SHORTLY AFTER reports were published of a draft law that would let security forces obtain phone records without court approval, the amendment was withdrawn from the legislative agenda.
The amendment to the Law on Electronic Communication would let the police, Slovak Information Service (SIS) and Military Defence Intelligence access records of who was called from a given phone number and when the calls were made. The amendment would allow the authorities to get the data from phone operators without prior court approval.
The Legislative Governmental Council was to have discussed the amendment on April 10. The Governmental Office said it would publish the amendment on the internet on the same day. However, it did not publish it until late in the evening.
The Legislative Governmental Council is led by Deputy Minister of Justice Anna Vitteková. She said the council did not address this issue and, according to her, it was not even planned.
On April 10, only the first draft of the amendment was published on the Transport Ministry's website. By then, the draft had already changed due to comments made by different departments.

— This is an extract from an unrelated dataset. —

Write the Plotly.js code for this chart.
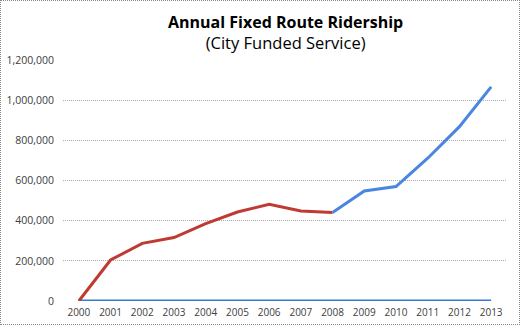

The clause about bypassing the requirement for the court's agreement when retrieving phone data was proposed by security forces.
The SIS and the Military Defence Intelligence refused to comment on this issue.
Interior Minister Robert Kaliňák said the final form of the amendment is still being discussed. He said skipping the court's approval could help police when they need to act quickly.
"I don't want just any office worker to be able to decide (when it is necessary) and have access to it, but rather we are considering the possibility of having one person who will be responsible for it," he said.
The agreement to ask for a record of phone calls could be granted by the director of one of the sections of the SIS, or by the first vice-president of the police, Kaliňák said.
"So far we have been discussing how to make this step effective, but at the same time not open to abuse," he said.
Police envision that these phone records will only be accessible to security forces when they need to move quickly. If they find that the records are needed as evidence in a prosecution, they could ask for them, along with permission to tap the person's phone line, according to normal procedure. In theory, the phone records would help them find out whether they really need to tap the given phone number.
Mobile phone operators are not happy with the proposal. It would oblige them to archive internet communication data for six months and phone communication data for two years, at their own expense. They also do not like the idea that the security forces could switch off their network at any time - for instance, in the case of an imminent terrorist attack.